*GIVEN DATA*.

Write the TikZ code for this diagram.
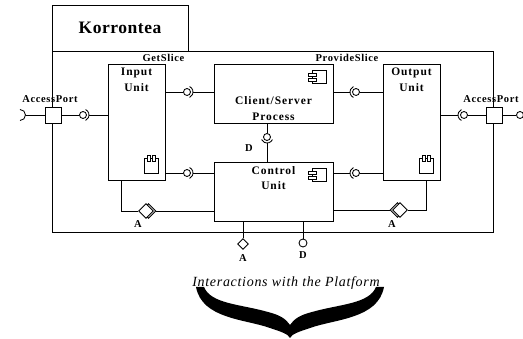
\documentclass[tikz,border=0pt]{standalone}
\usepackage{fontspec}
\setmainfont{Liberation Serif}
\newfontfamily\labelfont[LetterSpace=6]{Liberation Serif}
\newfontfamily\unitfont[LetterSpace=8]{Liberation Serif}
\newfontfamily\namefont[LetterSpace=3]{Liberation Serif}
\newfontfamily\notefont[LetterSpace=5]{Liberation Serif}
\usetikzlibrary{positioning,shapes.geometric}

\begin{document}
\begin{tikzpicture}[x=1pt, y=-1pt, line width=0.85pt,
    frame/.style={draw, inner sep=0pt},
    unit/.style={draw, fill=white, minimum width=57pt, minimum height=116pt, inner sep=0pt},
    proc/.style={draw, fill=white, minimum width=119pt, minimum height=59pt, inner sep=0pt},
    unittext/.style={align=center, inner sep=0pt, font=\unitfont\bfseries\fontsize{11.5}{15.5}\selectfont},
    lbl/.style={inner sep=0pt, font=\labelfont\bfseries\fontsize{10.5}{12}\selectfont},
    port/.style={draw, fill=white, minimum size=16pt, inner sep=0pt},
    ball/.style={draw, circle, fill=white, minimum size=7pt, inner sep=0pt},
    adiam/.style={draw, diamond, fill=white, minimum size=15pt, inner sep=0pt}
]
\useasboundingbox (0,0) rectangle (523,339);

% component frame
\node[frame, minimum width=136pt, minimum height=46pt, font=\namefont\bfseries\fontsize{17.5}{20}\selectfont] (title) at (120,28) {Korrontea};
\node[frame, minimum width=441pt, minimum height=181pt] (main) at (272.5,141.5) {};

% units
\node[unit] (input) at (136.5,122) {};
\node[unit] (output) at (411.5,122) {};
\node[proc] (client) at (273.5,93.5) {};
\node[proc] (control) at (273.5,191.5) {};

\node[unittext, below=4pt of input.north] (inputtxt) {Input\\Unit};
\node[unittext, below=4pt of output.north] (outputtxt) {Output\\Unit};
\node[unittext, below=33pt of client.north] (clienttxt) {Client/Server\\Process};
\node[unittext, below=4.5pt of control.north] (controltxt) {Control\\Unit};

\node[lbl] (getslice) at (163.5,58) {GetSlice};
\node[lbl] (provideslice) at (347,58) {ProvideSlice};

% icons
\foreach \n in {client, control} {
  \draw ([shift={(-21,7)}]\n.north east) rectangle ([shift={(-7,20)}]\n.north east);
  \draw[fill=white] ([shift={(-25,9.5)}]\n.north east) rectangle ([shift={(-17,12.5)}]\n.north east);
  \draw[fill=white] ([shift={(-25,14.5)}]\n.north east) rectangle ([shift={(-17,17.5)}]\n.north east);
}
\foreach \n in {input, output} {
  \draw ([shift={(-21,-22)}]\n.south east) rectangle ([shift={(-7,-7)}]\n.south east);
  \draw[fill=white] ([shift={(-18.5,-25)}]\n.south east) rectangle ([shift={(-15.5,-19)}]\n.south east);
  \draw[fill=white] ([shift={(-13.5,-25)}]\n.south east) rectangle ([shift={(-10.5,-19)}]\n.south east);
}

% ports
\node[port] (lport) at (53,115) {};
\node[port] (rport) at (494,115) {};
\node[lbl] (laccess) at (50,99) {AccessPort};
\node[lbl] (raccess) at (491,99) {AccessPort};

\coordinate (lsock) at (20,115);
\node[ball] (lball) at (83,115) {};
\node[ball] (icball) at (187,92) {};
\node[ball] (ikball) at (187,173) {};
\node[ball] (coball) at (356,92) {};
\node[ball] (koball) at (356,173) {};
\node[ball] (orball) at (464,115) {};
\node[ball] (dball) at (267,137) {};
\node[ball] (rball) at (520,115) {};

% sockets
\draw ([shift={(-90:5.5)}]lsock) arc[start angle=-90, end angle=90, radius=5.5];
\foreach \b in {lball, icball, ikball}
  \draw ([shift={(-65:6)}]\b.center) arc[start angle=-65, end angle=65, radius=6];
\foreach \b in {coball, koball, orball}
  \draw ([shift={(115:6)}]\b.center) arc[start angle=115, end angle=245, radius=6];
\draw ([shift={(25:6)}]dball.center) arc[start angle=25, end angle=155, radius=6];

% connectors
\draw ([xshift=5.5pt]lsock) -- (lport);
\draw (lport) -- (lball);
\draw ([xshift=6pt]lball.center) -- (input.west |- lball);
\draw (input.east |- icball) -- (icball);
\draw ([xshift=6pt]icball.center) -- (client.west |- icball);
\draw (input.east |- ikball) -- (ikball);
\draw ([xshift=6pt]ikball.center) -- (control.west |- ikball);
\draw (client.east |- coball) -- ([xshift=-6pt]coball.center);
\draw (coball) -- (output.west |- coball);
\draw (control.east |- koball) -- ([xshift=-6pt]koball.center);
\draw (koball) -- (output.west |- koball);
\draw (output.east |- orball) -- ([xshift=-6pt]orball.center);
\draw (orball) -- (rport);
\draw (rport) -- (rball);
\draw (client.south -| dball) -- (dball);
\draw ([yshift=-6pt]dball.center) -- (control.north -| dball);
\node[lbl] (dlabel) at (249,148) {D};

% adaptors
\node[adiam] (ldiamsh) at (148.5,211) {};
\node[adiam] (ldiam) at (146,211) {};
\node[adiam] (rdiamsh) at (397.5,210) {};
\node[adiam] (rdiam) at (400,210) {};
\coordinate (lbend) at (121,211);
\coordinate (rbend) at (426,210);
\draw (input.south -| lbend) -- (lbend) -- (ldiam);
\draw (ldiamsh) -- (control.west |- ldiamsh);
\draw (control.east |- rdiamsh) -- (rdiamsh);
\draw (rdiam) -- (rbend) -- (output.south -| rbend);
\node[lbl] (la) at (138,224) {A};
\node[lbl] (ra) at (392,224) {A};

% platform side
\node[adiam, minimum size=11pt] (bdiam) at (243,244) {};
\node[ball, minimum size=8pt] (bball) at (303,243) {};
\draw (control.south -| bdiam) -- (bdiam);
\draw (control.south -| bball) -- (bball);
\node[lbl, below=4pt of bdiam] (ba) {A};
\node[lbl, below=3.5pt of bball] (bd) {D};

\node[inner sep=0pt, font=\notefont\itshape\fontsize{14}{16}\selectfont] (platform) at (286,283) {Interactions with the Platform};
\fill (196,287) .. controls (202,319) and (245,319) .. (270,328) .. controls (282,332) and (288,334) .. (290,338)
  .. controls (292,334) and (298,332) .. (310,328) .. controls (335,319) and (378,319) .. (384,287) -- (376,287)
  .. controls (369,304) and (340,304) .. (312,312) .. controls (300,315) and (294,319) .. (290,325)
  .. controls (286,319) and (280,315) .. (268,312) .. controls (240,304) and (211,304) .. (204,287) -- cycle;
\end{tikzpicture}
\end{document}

*WHAT TO WORK ON*. Only the lines from the top of the data through the line with "(provideslice) at (347,58)" should be quoted, exactly and with both ends kept; skip the pictures.

*WRITTEN REPLY*.
Write the TikZ code for this diagram.
\documentclass[tikz,border=0pt]{standalone}
\usepackage{fontspec}
\setmainfont{Liberation Serif}
\newfontfamily\labelfont[LetterSpace=6]{Liberation Serif}
\newfontfamily\unitfont[LetterSpace=8]{Liberation Serif}
\newfontfamily\namefont[LetterSpace=3]{Liberation Serif}
\newfontfamily\notefont[LetterSpace=5]{Liberation Serif}
\usetikzlibrary{positioning,shapes.geometric}

\begin{document}
\begin{tikzpicture}[x=1pt, y=-1pt, line width=0.85pt,
    frame/.style={draw, inner sep=0pt},
    unit/.style={draw, fill=white, minimum width=57pt, minimum height=116pt, inner sep=0pt},
    proc/.style={draw, fill=white, minimum width=119pt, minimum height=59pt, inner sep=0pt},
    unittext/.style={align=center, inner sep=0pt, font=\unitfont\bfseries\fontsize{11.5}{15.5}\selectfont},
    lbl/.style={inner sep=0pt, font=\labelfont\bfseries\fontsize{10.5}{12}\selectfont},
    port/.style={draw, fill=white, minimum size=16pt, inner sep=0pt},
    ball/.style={draw, circle, fill=white, minimum size=7pt, inner sep=0pt},
    adiam/.style={draw, diamond, fill=white, minimum size=15pt, inner sep=0pt}
]
\useasboundingbox (0,0) rectangle (523,339);

% component frame
\node[frame, minimum width=136pt, minimum height=46pt, font=\namefont\bfseries\fontsize{17.5}{20}\selectfont] (title) at (120,28) {Korrontea};
\node[frame, minimum width=441pt, minimum height=181pt] (main) at (272.5,141.5) {};

% units
\node[unit] (input) at (136.5,122) {};
\node[unit] (output) at (411.5,122) {};
\node[proc] (client) at (273.5,93.5) {};
\node[proc] (control) at (273.5,191.5) {};

\node[unittext, below=4pt of input.north] (inputtxt) {Input\\Unit};
\node[unittext, below=4pt of output.north] (outputtxt) {Output\\Unit};
\node[unittext, below=33pt of client.north] (clienttxt) {Client/Server\\Process};
\node[unittext, below=4.5pt of control.north] (controltxt) {Control\\Unit};

\node[lbl] (getslice) at (163.5,58) {GetSlice};
\node[lbl] (provideslice) at (347,58) {ProvideSlice};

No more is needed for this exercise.